The data tells a clear story: AI content creation is moving from experimental to mainstream, but success requires more than tool adoption. The 72% adoption rate masks a maturity gap—most organizations are in early stages with limited governance. The 40% efficiency gains are real but depend entirely on human oversight; teams skipping quality review are optimizing for speed at the expense of brand equity.

The most actionable insight is the governance gap. With only 35% of teams having formal policies, there's both risk and opportunity. CMOs who establish clear workflows, brand voice guidelines, and approval processes now will have competitive advantage as regulatory scrutiny increases and consumer expectations evolve. The 56% citing brand voice as a top concern validates this—it's the constraint that separates winners from commodity players.

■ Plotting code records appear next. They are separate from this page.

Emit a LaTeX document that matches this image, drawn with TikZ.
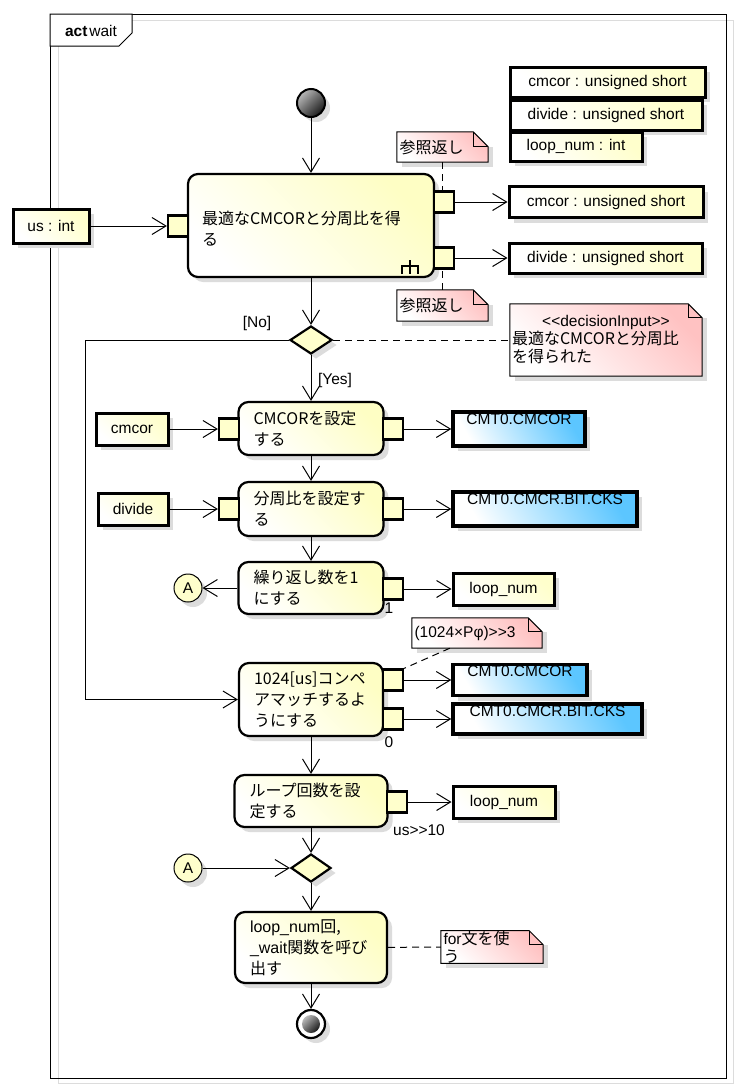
\documentclass[tikz,border=0pt]{standalone}
\usepackage{fontspec}
\newfontfamily\latfont{Liberation Sans}
\newfontfamily\jpfont{Noto Sans CJK JP}
\usetikzlibrary{arrows.meta,shapes.geometric,shadows,backgrounds}
\definecolor{actcream}{HTML}{FEFEC4}
\definecolor{objcream}{HTML}{FFFFCC}
\definecolor{regblue}{HTML}{5CC6FF}
\definecolor{notepink}{HTML}{FFC2C2}
\definecolor{shadowgray}{HTML}{DCDCDC}
\tikzset{
  flowarrow/.style={-{Straight Barb[length=14pt,width=17pt,line width=1pt]}, line width=1pt},
  dashlink/.style={line width=1pt, dash pattern=on 7pt off 5pt},
  castshadow/.style={drop shadow={shadow xshift=5pt, shadow yshift=-5pt, fill=shadowgray, opacity=1}},
  actbox/.style={draw, line width=2.2pt, rounded corners=10pt, top color=actcream, bottom color=white, shading angle=-45, castshadow, align=left, inner sep=0pt, font=\jpfont\fontsize{16}{21}\selectfont},
  pinbox/.style={draw, line width=2.2pt, fill=objcream, minimum width=20pt, minimum height=21pt, inner sep=0pt},
  objbox/.style={draw, line width=3pt, top color=objcream, bottom color=white, shading angle=-45, castshadow, inner sep=0pt, font=\latfont\fontsize{15.5}{18}\selectfont},
  regbox/.style={objbox, line width=3.5pt, top color=regblue, bottom color=white, shading angle=-60, text height=11pt, text depth=21pt},
  notebox/.style={inner sep=0pt, align=left, font=\fontsize{15.5}{18}\selectfont},
  decnode/.style={diamond, draw, line width=2.2pt, fill=objcream, castshadow, inner sep=0pt, minimum width=42pt, minimum height=28pt},
  connnode/.style={circle, draw, line width=1pt, fill=objcream, castshadow, minimum size=28pt, inner sep=0pt, font=\latfont\fontsize{15.5}{18}\selectfont},
  lbl/.style={inner sep=0pt, font=\latfont\fontsize{15.5}{18}\selectfont}
}
\begin{document}
\begin{tikzpicture}[x=1pt, y=-1pt]
  \useasboundingbox (0,0) rectangle (740,1090);
  % frame
  \draw[shadowgray, line width=1pt] (58,20) rectangle (733,1083);
  \draw[line width=1pt] (50,14) rectangle (726,1078);
  \draw[line width=1pt, fill=white] (50,14) -- (132,14) -- (132,33) -- (119,46) -- (50,46) -- cycle;
  \node[lbl] (frametitle) at (91,31) {\textbf{act}\hspace{2pt}wait};

  % variables
  \node[objbox, minimum width=195pt, minimum height=30pt] (var1) at (607.5,82) {cmcor : unsigned short};
  \node[objbox, minimum width=192pt, minimum height=30pt] (var2) at (606,115) {divide : unsigned short};
  \node[objbox, minimum width=132pt, minimum height=29pt] (var3) at (576,146.5) {loop\_num : int};

  % start and first action
  \node[circle, draw, line width=2pt, minimum size=28pt, inner sep=0pt, top color=gray!55, bottom color=black!90, shading angle=45, castshadow] (start) at (311,103) {};
  \node[actbox, minimum width=246pt, minimum height=103pt, text width=218pt, text depth=16pt] (getbox) at (311,225.5) {最適なCMCORと分周比を得\\る};
  \draw[line width=2.4pt] (402,274) -- (402,266) -- (418,266) -- (418,274) (410,260) -- (410,274);
  \node[pinbox] (getin) at (178,226) {};
  \node[pinbox] (getout1) at (444,202) {};
  \node[pinbox] (getout2) at (444,258) {};
  \node[objbox, minimum width=76pt, minimum height=34pt] (usvar) at (51,226) {us : int};
  \node[objbox, minimum width=194pt, minimum height=31pt] (outcmcor) at (606,202) {cmcor : unsigned short};
  \node[objbox, minimum width=193pt, minimum height=30pt] (outdivide) at (605.5,258) {divide : unsigned short};
  \node[notebox, minimum width=91pt, minimum height=30pt, text width=86pt] (ref1) at (442.5,147) {\jpfont\fontsize{16}{18}\selectfont 参照返し};
  \node[notebox, minimum width=91pt, minimum height=31pt, text width=86pt] (ref2) at (442.5,305.5) {\jpfont\fontsize{16}{18}\selectfont 参照返し};

  % decision
  \node[decnode] (chk) at (311,340) {};
  \node[lbl] (nolbl) at (257,323) {[No]};
  \node[lbl] (yeslbl) at (335,380) {[Yes]};
  \coordinate (noturn) at (85,340);
  \node[notebox, minimum width=192pt, minimum height=72pt, text width=188pt] (decnote) at (606,340)
    {\latfont\makebox[188pt]{<\kern0pt<decisionInput>\kern0pt>}\\ \jpfont\fontsize{16}{18}\selectfont 最適なCMCORと分周比\\を得られた};

  % set CMCOR
  \node[actbox, minimum width=145pt, minimum height=53pt, text width=115pt] (setcmcor) at (311,428.5) {CMCORを設定\\する};
  \node[pinbox] (cmcorin) at (229,429) {};
  \node[pinbox] (cmcorout) at (393,429) {};
  \node[objbox, minimum width=72pt, minimum height=32pt] (cmcorvar) at (132,429) {cmcor};
  \node[regbox, minimum width=132pt, minimum height=34pt] (regcmcor1) at (519,429) {CMT0.CMCOR};

  % set divide
  \node[actbox, minimum width=145pt, minimum height=54pt, text width=115pt] (setdiv) at (311,509) {分周比を設定す\\る};
  \node[pinbox] (divin) at (229,509) {};
  \node[pinbox] (divout) at (393,509) {};
  \node[objbox, minimum width=70pt, minimum height=32pt] (divvar) at (133,509) {divide};
  \node[regbox, minimum width=184pt, minimum height=34pt] (regcks1) at (545,509) {CMT0.CMCR.BIT.CKS};

  % loop count 1
  \node[actbox, minimum width=145pt, minimum height=52pt, text width=115pt] (setloop) at (311,588) {繰り返し数を1\\にする};
  \node[pinbox] (loopout) at (393,589) {};
  \node[connnode] (conna1) at (188,588) {A};
  \node[objbox, minimum width=101pt, minimum height=32pt] (loopvar1) at (503.5,589) {loop\_num};
  \node[lbl] (onelbl) at (389,608) {1};

  % compare match
  \node[notebox, minimum width=130pt, minimum height=30pt, text width=125pt] (mulnote) at (477,633) {\latfont (1024×Pφ)>\kern0pt>3};
  \node[actbox, minimum width=144pt, minimum height=73pt, text width=114pt] (cmpbox) at (311,699.5) {1024[us]コンペ\\アマッチするよ\\うにする};
  \node[pinbox] (cmpout1) at (393,680) {};
  \node[pinbox] (cmpout2) at (393,719) {};
  \node[regbox, minimum width=134pt, minimum height=31pt, text depth=18pt] (regcmcor2) at (520,680) {CMT0.CMCOR};
  \node[regbox, minimum width=189pt, minimum height=30pt, text depth=17pt] (regcks2) at (547.5,719) {CMT0.CMCR.BIT.CKS};
  \node[lbl] (zerolbl) at (389,742) {0};

  % loop count
  \node[actbox, minimum width=153pt, minimum height=52pt, text width=123pt] (setcount) at (311,801) {ループ回数を設\\定する};
  \node[pinbox] (countout) at (397,802) {};
  \node[objbox, minimum width=102pt, minimum height=32pt] (loopvar2) at (504,802) {loop\_num};
  \node[lbl] (uslbl) at (419,830) {us>\kern0pt>10};

  % merge and call
  \node[decnode, minimum width=40pt] (merge) at (311,868) {};
  \node[connnode] (conna2) at (188,868) {A};
  \node[actbox, minimum width=152pt, minimum height=71pt, text width=122pt] (callbox) at (311,947.5) {\latfont loop\_num\jpfont 回,\\\latfont \_wait\jpfont 関数を呼び\\出す};
  \node[notebox, minimum width=102pt, minimum height=32pt, text width=97pt] (fornote) at (492,947) {\latfont for\jpfont\fontsize{16}{18}\selectfont 文を使\\う};
  \node[circle, draw, line width=2.2pt, fill=white, minimum size=28pt, inner sep=0pt, castshadow] (final) at (311,1024) {};
  \node[circle, minimum size=18pt, inner sep=0pt, top color=gray!55, bottom color=black!90, shading angle=45] (finaldot) at (final) {};

  % connectors
  \draw[flowarrow] (start) -- (getbox);
  \draw[flowarrow] (usvar) -- (getin);
  \draw[flowarrow] (getout1) -- (outcmcor);
  \draw[flowarrow] (getout2) -- (outdivide);
  \draw[dashlink] (ref1.south) -- (ref1.south |- getout1.north);
  \draw[dashlink] (ref2.north) -- (ref2.north |- getout2.south);
  \draw[flowarrow] (getbox) -- (chk);
  \draw[flowarrow] (chk.west) -- (noturn) |- (cmpbox.west);
  \draw[dashlink] (chk.east) -- (decnote.west);
  \draw[flowarrow] (chk) -- (setcmcor);
  \draw[flowarrow] (cmcorvar) -- (cmcorin);
  \draw[flowarrow] (cmcorout) -- (regcmcor1);
  \draw[flowarrow] (setcmcor) -- (setdiv);
  \draw[flowarrow] (divvar) -- (divin);
  \draw[flowarrow] (divout) -- (regcks1);
  \draw[flowarrow] (setdiv) -- (setloop);
  \draw[flowarrow] (setloop) -- (conna1);
  \draw[flowarrow] (loopout) -- (loopvar1);
  \draw[dashlink] ([xshift=38pt]mulnote.south west) -- (cmpout1.north east);
  \draw[flowarrow] (cmpout1) -- (regcmcor2);
  \draw[flowarrow] (cmpout2) -- (regcks2);
  \draw[flowarrow] (cmpbox) -- (setcount);
  \draw[flowarrow] (countout) -- (loopvar2);
  \draw[flowarrow] (setcount) -- (merge);
  \draw[flowarrow] (conna2) -- (merge);
  \draw[flowarrow] (merge) -- (callbox);
  \draw[dashlink] (callbox) -- (fornote);
  \draw[flowarrow] (callbox) -- (final);

  % note outlines
  \begin{scope}[on background layer]
    \fill[white] (0,0) rectangle (740,1090);
    \foreach \n/\e in {ref1/15,ref2/15,decnote/14,mulnote/14,fornote/14} {
      \fill[shadowgray] ([xshift=5pt,yshift=-5pt]\n.south west) rectangle ([xshift=5pt,yshift=-\e pt]\n.north east);
      \draw[line width=1pt, top color=notepink, bottom color=white, shading angle=-45]
        (\n.south west) -- (\n.north west) -- ([xshift=-\e pt]\n.north east) -- ([yshift=-\e pt]\n.north east) -- (\n.south east) -- cycle;
      \draw[line width=1pt] ([xshift=-\e pt]\n.north east) -- ([xshift=-\e pt,yshift=-\e pt]\n.north east) -- ([yshift=-\e pt]\n.north east);
    }
  \end{scope}
\end{tikzpicture}
\end{document}
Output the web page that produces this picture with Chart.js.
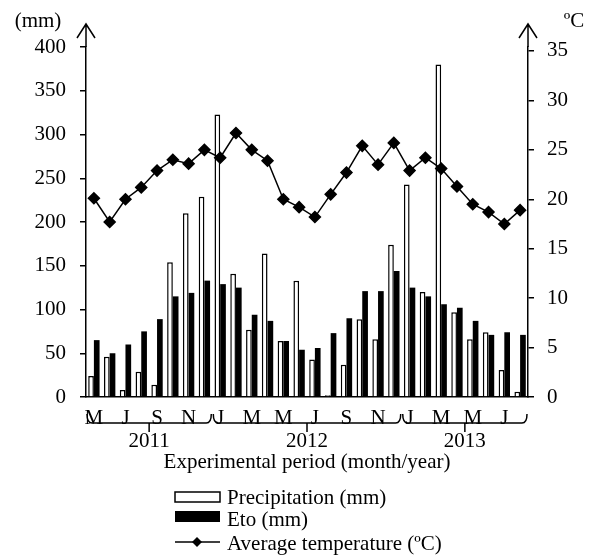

The 3.2x adoption multiplier from training investment is critical for board conversations. This isn't a technology problem; it's a capability problem. Organizations that frame AI adoption as a change management initiative—with training, process redesign, and clear KPIs—see dramatically better outcomes than those treating it as a software purchase. Budget allocation should reflect this: training and governance infrastructure deserve equal investment to the tools themselves.

Looking forward, the 37% planning major budget increases suggests the market is still in growth phase. CMOs should use 2025 to move beyond pilots into scaled, governed implementations. The competitive advantage will go to organizations that master the human-AI collaboration model—using AI for speed and scale while preserving human judgment for strategy, voice, and brand integrity.